* [THE TASK] Write out the data below in full, unchanged, minus the images.

--- Start of DATA SHOWN ---

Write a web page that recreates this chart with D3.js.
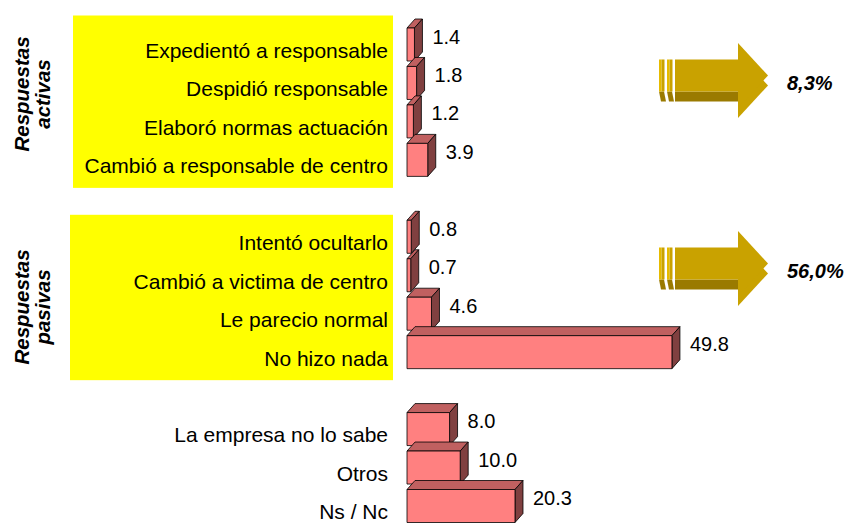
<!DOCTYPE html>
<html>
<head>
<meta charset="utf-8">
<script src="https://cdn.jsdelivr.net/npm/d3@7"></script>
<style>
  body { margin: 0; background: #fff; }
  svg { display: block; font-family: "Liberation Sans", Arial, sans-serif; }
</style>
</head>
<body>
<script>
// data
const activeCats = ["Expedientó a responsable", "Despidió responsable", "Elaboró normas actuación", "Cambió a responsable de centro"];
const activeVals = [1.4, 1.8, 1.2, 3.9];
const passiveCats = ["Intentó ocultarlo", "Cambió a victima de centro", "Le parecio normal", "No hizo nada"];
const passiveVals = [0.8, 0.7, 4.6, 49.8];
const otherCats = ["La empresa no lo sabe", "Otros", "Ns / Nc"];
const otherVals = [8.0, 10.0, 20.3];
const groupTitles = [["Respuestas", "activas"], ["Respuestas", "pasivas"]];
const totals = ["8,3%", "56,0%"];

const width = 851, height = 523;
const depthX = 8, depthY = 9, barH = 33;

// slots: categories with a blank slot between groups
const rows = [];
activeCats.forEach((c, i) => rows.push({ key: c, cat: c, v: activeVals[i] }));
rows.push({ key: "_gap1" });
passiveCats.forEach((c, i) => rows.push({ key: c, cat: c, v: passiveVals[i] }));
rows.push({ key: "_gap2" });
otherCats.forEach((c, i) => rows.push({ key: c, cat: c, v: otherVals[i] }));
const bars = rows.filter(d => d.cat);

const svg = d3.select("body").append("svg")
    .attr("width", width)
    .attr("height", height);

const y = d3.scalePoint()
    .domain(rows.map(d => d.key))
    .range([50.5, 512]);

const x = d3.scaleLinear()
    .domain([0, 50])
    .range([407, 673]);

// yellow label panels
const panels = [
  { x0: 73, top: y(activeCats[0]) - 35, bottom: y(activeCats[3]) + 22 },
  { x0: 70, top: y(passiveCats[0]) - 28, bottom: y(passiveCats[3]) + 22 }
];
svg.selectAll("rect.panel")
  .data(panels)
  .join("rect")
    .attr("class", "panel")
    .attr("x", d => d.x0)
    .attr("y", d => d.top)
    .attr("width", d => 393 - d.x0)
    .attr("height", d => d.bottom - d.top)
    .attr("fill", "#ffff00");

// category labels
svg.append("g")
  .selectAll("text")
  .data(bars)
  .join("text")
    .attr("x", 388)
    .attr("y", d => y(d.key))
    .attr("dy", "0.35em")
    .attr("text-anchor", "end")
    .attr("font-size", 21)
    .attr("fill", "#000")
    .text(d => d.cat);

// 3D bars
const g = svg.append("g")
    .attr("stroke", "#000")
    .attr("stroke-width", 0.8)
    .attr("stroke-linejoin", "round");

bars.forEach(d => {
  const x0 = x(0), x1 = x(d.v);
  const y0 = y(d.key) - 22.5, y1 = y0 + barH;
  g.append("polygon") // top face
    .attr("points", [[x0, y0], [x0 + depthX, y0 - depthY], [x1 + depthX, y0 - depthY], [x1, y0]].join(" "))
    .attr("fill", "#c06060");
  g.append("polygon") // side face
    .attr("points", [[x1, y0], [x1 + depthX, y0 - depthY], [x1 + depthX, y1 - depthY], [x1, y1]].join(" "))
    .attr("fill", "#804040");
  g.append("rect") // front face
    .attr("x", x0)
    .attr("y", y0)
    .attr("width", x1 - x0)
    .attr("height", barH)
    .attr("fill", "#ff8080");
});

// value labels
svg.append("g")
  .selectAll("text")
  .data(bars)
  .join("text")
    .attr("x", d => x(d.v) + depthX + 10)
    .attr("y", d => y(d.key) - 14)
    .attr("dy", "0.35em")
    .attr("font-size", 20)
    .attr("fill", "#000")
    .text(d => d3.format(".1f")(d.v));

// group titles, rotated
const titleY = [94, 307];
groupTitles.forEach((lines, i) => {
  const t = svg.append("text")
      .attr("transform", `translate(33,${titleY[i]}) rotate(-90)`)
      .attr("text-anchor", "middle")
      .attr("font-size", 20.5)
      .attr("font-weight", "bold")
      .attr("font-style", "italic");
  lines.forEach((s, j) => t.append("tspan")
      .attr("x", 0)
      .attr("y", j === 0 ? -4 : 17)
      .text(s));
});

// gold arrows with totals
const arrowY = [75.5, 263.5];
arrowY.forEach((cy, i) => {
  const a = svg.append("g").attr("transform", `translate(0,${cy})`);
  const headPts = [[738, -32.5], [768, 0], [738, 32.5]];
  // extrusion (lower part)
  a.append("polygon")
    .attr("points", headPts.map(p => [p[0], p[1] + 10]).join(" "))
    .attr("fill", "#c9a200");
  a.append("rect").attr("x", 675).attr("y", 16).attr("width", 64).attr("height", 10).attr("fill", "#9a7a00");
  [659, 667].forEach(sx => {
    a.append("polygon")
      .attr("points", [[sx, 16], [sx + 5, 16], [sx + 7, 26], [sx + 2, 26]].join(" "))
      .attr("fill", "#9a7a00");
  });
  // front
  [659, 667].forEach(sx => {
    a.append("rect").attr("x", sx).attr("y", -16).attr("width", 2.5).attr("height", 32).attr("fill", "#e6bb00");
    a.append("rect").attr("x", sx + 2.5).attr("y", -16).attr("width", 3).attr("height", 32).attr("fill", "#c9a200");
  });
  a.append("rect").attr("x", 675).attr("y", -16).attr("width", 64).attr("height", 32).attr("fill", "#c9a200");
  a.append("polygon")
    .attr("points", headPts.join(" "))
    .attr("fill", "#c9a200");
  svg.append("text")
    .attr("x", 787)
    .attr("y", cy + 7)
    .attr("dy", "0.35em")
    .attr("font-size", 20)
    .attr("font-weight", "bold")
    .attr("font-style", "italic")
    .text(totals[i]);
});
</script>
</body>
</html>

--- End of DATA SHOWN ---

* [COMPLETED EXERCISE]
Write a web page that recreates this chart with D3.js.
<!DOCTYPE html>
<html>
<head>
<meta charset="utf-8">
<script src="https://cdn.jsdelivr.net/npm/d3@7"></script>
<style>
  body { margin: 0; background: #fff; }
  svg { display: block; font-family: "Liberation Sans", Arial, sans-serif; }
</style>
</head>
<body>
<script>
// data
const activeCats = ["Expedientó a responsable", "Despidió responsable", "Elaboró normas actuación", "Cambió a responsable de centro"];
const activeVals = [1.4, 1.8, 1.2, 3.9];
const passiveCats = ["Intentó ocultarlo", "Cambió a victima de centro", "Le parecio normal", "No hizo nada"];
const passiveVals = [0.8, 0.7, 4.6, 49.8];
const otherCats = ["La empresa no lo sabe", "Otros", "Ns / Nc"];
const otherVals = [8.0, 10.0, 20.3];
const groupTitles = [["Respuestas", "activas"], ["Respuestas", "pasivas"]];
const totals = ["8,3%", "56,0%"];

const width = 851, height = 523;
const depthX = 8, depthY = 9, barH = 33;

// slots: categories with a blank slot between groups
const rows = [];
activeCats.forEach((c, i) => rows.push({ key: c, cat: c, v: activeVals[i] }));
rows.push({ key: "_gap1" });
passiveCats.forEach((c, i) => rows.push({ key: c, cat: c, v: passiveVals[i] }));
rows.push({ key: "_gap2" });
otherCats.forEach((c, i) => rows.push({ key: c, cat: c, v: otherVals[i] }));
const bars = rows.filter(d => d.cat);

const svg = d3.select("body").append("svg")
    .attr("width", width)
    .attr("height", height);

const y = d3.scalePoint()
    .domain(rows.map(d => d.key))
    .range([50.5, 512]);

const x = d3.scaleLinear()
    .domain([0, 50])
    .range([407, 673]);

// yellow label panels
const panels = [
  { x0: 73, top: y(activeCats[0]) - 35, bottom: y(activeCats[3]) + 22 },
  { x0: 70, top: y(passiveCats[0]) - 28, bottom: y(passiveCats[3]) + 22 }
];
svg.selectAll("rect.panel")
  .data(panels)
  .join("rect")
    .attr("class", "panel")
    .attr("x", d => d.x0)
    .attr("y", d => d.top)
    .attr("width", d => 393 - d.x0)
    .attr("height", d => d.bottom - d.top)
    .attr("fill", "#ffff00");

// category labels
svg.append("g")
  .selectAll("text")
  .data(bars)
  .join("text")
    .attr("x", 388)
    .attr("y", d => y(d.key))
    .attr("dy", "0.35em")
    .attr("text-anchor", "end")
    .attr("font-size", 21)
    .attr("fill", "#000")
    .text(d => d.cat);

// 3D bars
const g = svg.append("g")
    .attr("stroke", "#000")
    .attr("stroke-width", 0.8)
    .attr("stroke-linejoin", "round");

bars.forEach(d => {
  const x0 = x(0), x1 = x(d.v);
  const y0 = y(d.key) - 22.5, y1 = y0 + barH;
  g.append("polygon") // top face
    .attr("points", [[x0, y0], [x0 + depthX, y0 - depthY], [x1 + depthX, y0 - depthY], [x1, y0]].join(" "))
    .attr("fill", "#c06060");
  g.append("polygon") // side face
    .attr("points", [[x1, y0], [x1 + depthX, y0 - depthY], [x1 + depthX, y1 - depthY], [x1, y1]].join(" "))
    .attr("fill", "#804040");
  g.append("rect") // front face
    .attr("x", x0)
    .attr("y", y0)
    .attr("width", x1 - x0)
    .attr("height", barH)
    .attr("fill", "#ff8080");
});

// value labels
svg.append("g")
  .selectAll("text")
  .data(bars)
  .join("text")
    .attr("x", d => x(d.v) + depthX + 10)
    .attr("y", d => y(d.key) - 14)
    .attr("dy", "0.35em")
    .attr("font-size", 20)
    .attr("fill", "#000")
    .text(d => d3.format(".1f")(d.v));

// group titles, rotated
const titleY = [94, 307];
groupTitles.forEach((lines, i) => {
  const t = svg.append("text")
      .attr("transform", `translate(33,${titleY[i]}) rotate(-90)`)
      .attr("text-anchor", "middle")
      .attr("font-size", 20.5)
      .attr("font-weight", "bold")
      .attr("font-style", "italic");
  lines.forEach((s, j) => t.append("tspan")
      .attr("x", 0)
      .attr("y", j === 0 ? -4 : 17)
      .text(s));
});

// gold arrows with totals
const arrowY = [75.5, 263.5];
arrowY.forEach((cy, i) => {
  const a = svg.append("g").attr("transform", `translate(0,${cy})`);
  const headPts = [[738, -32.5], [768, 0], [738, 32.5]];
  // extrusion (lower part)
  a.append("polygon")
    .attr("points", headPts.map(p => [p[0], p[1] + 10]).join(" "))
    .attr("fill", "#c9a200");
  a.append("rect").attr("x", 675).attr("y", 16).attr("width", 64).attr("height", 10).attr("fill", "#9a7a00");
  [659, 667].forEach(sx => {
    a.append("polygon")
      .attr("points", [[sx, 16], [sx + 5, 16], [sx + 7, 26], [sx + 2, 26]].join(" "))
      .attr("fill", "#9a7a00");
  });
  // front
  [659, 667].forEach(sx => {
    a.append("rect").attr("x", sx).attr("y", -16).attr("width", 2.5).attr("height", 32).attr("fill", "#e6bb00");
    a.append("rect").attr("x", sx + 2.5).attr("y", -16).attr("width", 3).attr("height", 32).attr("fill", "#c9a200");
  });
  a.append("rect").attr("x", 675).attr("y", -16).attr("width", 64).attr("height", 32).attr("fill", "#c9a200");
  a.append("polygon")
    .attr("points", headPts.join(" "))
    .attr("fill", "#c9a200");
  svg.append("text")
    .attr("x", 787)
    .attr("y", cy + 7)
    .attr("dy", "0.35em")
    .attr("font-size", 20)
    .attr("font-weight", "bold")
    .attr("font-style", "italic")
    .text(totals[i]);
});
</script>
</body>
</html>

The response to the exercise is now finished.